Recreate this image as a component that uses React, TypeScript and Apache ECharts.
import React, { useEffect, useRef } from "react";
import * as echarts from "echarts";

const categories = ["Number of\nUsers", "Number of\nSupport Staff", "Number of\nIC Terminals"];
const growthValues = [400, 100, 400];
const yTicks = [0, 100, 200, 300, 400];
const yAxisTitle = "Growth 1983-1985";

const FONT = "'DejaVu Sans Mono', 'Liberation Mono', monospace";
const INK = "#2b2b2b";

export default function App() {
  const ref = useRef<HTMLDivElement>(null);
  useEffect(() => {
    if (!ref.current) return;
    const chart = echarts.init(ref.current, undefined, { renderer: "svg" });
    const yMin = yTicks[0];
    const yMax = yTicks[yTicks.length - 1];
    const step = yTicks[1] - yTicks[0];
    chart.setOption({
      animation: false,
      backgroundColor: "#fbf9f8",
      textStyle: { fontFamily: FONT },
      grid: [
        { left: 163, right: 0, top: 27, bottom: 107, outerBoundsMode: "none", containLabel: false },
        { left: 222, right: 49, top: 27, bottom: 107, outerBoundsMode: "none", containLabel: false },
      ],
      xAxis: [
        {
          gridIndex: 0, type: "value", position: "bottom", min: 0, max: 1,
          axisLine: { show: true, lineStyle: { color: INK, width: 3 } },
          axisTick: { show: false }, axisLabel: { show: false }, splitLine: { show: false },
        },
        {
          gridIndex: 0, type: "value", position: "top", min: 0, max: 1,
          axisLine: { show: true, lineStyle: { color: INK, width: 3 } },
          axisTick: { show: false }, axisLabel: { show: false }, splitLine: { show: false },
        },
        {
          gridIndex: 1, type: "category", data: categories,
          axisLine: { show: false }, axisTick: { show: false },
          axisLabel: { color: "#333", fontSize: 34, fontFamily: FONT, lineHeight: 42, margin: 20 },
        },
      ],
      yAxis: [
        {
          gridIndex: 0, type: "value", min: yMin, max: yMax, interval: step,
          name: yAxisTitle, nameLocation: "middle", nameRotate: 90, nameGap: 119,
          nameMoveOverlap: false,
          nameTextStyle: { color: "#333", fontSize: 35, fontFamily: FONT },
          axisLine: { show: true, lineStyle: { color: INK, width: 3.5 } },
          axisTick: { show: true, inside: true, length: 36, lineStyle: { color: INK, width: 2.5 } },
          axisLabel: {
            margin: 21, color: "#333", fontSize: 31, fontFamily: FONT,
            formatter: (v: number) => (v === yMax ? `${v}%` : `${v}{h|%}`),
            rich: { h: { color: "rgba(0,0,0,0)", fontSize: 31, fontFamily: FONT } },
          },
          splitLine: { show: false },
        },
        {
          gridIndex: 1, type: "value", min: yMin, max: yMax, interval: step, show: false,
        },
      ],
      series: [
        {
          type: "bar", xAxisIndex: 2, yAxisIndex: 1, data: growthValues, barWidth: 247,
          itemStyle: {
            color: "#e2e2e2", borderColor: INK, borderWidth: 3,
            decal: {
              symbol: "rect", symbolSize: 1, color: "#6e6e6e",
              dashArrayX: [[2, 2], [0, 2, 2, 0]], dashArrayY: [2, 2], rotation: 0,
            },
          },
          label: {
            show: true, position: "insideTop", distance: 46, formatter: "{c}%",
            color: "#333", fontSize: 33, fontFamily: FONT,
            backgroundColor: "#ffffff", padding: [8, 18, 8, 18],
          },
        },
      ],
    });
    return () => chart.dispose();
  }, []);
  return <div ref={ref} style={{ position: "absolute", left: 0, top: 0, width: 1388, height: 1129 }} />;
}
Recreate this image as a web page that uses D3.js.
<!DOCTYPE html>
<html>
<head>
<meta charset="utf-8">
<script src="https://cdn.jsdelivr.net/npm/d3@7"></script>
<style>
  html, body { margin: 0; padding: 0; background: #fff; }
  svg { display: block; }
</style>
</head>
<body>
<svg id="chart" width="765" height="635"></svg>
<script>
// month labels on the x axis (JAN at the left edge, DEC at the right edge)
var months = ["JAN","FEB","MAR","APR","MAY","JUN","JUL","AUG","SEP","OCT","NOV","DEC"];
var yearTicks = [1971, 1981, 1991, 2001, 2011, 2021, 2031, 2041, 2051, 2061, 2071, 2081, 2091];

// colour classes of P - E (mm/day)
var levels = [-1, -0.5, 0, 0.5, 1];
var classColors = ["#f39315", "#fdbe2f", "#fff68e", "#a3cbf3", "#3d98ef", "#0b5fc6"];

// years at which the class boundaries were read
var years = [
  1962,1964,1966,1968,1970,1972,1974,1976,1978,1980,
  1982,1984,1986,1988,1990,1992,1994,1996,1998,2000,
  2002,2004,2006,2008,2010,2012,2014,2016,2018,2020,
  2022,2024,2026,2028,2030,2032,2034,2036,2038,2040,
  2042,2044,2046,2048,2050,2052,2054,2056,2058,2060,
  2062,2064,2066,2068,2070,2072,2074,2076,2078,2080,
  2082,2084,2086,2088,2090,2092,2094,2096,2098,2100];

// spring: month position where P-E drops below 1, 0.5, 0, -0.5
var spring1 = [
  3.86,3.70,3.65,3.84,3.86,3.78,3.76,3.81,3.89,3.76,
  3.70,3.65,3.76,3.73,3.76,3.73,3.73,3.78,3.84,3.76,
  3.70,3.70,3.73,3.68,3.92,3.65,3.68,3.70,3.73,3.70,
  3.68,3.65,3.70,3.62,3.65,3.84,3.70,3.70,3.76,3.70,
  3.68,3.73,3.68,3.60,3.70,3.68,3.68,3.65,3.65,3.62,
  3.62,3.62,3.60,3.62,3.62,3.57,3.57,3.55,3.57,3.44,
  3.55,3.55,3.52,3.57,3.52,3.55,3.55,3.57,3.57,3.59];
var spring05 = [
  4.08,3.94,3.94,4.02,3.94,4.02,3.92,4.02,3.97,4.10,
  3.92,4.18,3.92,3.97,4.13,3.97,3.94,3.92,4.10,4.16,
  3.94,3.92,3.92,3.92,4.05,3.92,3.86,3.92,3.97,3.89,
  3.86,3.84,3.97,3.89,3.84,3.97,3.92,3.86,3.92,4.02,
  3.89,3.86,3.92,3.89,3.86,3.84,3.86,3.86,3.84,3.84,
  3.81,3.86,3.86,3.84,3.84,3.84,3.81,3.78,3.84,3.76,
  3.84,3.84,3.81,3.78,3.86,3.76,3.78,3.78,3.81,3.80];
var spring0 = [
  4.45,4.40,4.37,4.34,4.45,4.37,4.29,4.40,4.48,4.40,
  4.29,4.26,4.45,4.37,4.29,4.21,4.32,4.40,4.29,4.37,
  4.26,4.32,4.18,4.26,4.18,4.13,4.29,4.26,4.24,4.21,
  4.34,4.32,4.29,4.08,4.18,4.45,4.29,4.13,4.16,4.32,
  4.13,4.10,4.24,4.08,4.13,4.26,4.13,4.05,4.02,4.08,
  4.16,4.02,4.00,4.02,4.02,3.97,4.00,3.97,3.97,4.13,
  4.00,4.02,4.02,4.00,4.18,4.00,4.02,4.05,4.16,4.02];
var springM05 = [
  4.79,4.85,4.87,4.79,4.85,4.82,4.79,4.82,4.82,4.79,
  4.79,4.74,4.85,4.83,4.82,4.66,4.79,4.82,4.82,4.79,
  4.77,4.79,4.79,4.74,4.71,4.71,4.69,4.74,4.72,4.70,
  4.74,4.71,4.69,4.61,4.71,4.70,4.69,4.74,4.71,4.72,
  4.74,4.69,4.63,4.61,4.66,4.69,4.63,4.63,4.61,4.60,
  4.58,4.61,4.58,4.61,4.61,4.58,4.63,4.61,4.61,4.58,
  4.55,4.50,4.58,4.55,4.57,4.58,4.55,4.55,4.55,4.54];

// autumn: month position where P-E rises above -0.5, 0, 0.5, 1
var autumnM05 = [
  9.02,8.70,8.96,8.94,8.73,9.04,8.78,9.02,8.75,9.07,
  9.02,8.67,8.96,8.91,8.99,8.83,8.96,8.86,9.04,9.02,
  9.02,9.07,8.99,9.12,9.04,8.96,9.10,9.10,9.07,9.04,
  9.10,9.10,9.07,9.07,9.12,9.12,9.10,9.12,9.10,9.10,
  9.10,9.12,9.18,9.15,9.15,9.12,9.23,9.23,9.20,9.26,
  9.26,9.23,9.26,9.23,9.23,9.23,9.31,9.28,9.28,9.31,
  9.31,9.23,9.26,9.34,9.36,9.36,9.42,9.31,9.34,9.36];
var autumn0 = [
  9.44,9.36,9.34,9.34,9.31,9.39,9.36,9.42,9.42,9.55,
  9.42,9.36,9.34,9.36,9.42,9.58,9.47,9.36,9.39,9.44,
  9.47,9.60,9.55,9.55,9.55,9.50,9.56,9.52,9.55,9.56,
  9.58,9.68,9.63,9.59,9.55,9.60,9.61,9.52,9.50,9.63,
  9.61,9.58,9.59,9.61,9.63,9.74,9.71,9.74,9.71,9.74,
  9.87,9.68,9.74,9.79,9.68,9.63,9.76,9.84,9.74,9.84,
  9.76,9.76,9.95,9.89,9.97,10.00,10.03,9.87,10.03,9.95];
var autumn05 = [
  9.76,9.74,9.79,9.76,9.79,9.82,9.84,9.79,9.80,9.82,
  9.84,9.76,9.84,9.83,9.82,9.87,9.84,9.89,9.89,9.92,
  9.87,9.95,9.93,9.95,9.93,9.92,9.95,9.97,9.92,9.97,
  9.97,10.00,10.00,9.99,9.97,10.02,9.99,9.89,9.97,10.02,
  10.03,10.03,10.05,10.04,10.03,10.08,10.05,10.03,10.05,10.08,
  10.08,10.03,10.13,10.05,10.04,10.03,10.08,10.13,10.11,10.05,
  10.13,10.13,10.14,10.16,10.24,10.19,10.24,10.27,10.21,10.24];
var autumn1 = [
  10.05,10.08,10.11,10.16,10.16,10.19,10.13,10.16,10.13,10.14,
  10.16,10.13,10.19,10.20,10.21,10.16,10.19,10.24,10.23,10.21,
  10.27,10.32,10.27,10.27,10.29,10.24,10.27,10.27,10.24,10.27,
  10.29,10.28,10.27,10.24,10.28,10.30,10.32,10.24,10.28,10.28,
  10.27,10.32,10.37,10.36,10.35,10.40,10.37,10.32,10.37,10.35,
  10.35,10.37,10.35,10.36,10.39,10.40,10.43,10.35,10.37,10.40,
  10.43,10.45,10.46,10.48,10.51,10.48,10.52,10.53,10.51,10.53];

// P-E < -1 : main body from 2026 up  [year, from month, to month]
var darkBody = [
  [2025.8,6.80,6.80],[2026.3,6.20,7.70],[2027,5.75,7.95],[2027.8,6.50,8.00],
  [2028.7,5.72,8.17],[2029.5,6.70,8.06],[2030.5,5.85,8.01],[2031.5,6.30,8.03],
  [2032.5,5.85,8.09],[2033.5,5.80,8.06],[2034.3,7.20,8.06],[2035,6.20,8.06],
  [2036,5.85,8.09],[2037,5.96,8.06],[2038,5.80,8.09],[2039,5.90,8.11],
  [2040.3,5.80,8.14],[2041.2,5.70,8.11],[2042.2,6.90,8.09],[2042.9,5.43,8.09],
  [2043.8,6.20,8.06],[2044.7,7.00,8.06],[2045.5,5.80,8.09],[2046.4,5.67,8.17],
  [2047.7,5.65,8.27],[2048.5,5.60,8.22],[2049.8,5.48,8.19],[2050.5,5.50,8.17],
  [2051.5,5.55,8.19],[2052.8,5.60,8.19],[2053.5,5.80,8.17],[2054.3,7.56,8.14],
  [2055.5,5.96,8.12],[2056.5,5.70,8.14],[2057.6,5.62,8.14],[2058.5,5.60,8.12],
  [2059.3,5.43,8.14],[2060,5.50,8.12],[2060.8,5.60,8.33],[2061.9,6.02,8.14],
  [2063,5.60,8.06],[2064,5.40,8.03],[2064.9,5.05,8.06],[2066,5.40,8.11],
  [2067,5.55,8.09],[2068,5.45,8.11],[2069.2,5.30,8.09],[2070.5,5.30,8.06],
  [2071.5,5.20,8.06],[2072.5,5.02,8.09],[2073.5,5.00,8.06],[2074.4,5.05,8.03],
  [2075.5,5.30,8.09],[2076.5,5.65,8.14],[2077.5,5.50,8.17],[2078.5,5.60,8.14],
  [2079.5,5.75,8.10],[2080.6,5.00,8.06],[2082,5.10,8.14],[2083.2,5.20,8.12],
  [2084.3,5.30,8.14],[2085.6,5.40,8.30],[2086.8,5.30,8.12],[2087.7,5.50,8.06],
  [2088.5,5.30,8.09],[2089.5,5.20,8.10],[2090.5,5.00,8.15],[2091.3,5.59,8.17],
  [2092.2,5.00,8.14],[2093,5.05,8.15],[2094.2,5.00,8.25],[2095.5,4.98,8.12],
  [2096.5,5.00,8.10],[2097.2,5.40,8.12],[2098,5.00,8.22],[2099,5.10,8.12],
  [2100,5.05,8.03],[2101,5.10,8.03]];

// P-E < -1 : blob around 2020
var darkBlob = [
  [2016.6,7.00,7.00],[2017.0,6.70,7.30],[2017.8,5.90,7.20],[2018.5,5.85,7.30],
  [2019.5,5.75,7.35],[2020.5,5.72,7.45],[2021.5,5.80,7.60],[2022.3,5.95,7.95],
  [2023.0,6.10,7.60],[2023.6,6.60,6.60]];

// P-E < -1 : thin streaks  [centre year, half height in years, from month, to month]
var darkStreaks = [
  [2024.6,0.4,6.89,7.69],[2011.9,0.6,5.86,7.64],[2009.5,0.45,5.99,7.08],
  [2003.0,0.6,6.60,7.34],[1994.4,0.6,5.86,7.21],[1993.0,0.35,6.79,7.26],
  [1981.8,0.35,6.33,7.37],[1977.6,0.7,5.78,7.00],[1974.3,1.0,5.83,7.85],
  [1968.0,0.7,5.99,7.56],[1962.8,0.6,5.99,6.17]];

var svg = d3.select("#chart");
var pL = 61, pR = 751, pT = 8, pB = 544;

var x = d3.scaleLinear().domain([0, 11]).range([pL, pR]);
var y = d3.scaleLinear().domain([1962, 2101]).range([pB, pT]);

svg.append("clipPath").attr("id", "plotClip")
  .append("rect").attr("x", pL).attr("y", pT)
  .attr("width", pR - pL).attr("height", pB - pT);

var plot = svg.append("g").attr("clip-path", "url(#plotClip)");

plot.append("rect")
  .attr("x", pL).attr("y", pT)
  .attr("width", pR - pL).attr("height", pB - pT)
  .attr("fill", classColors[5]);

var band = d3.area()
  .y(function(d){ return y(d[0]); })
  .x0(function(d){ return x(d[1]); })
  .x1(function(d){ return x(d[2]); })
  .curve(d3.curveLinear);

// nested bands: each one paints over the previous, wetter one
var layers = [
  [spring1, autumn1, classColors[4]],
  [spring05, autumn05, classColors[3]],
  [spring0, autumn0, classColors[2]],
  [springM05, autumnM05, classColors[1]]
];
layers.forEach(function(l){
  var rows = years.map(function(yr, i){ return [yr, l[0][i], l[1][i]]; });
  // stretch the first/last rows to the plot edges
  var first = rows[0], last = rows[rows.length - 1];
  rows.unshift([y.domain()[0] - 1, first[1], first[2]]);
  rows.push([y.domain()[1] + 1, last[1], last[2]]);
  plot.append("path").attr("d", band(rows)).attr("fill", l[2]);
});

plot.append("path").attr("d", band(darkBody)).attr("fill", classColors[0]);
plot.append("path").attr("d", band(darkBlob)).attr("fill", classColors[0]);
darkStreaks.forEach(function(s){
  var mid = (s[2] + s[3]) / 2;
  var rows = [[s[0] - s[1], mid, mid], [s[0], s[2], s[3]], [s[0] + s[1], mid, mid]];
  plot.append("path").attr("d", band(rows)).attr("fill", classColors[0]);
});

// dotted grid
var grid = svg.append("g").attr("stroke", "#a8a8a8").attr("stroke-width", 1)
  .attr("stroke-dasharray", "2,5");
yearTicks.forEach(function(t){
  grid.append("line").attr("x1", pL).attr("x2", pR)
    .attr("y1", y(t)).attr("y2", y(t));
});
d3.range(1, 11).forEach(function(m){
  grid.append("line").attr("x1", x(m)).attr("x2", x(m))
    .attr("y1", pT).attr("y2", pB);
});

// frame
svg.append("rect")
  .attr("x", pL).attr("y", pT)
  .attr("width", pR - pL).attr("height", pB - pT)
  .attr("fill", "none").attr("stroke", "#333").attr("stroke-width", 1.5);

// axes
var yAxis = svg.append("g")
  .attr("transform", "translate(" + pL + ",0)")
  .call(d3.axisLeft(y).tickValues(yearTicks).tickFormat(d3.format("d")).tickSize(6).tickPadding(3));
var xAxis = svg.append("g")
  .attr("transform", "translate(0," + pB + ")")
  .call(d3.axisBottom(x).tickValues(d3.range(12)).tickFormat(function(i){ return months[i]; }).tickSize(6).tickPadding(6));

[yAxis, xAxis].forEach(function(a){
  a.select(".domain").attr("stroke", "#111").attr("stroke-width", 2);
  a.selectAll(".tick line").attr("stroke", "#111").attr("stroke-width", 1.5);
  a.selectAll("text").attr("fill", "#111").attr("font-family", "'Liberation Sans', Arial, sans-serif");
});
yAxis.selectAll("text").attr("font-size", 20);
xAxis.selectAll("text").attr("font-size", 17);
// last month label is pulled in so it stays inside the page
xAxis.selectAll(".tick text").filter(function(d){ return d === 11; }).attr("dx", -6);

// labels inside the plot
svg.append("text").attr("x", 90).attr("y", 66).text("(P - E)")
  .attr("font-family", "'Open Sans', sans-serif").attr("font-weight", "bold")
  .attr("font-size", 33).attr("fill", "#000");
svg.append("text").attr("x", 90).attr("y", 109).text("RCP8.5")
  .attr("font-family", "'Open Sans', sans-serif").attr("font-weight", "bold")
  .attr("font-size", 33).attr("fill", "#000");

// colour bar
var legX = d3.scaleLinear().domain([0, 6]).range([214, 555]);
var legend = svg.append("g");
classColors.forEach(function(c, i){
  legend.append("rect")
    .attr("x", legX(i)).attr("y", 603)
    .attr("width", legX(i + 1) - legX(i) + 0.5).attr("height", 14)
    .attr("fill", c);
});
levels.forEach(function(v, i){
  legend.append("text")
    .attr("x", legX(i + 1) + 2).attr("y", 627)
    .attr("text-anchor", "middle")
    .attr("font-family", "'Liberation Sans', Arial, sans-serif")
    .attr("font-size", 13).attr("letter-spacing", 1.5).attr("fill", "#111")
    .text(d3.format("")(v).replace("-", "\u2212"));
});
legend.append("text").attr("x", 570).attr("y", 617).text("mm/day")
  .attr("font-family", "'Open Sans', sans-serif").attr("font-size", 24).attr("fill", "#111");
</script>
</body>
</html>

^^^^^^^^

*Written problem:* Print, unaltered, every line from the beginning of the material down to the line with "import * as".

*Problem solution:*
Recreate this image as a component that uses React, TypeScript and Apache ECharts.
import React, { useEffect, useRef } from "react";
import * as echarts from "echarts";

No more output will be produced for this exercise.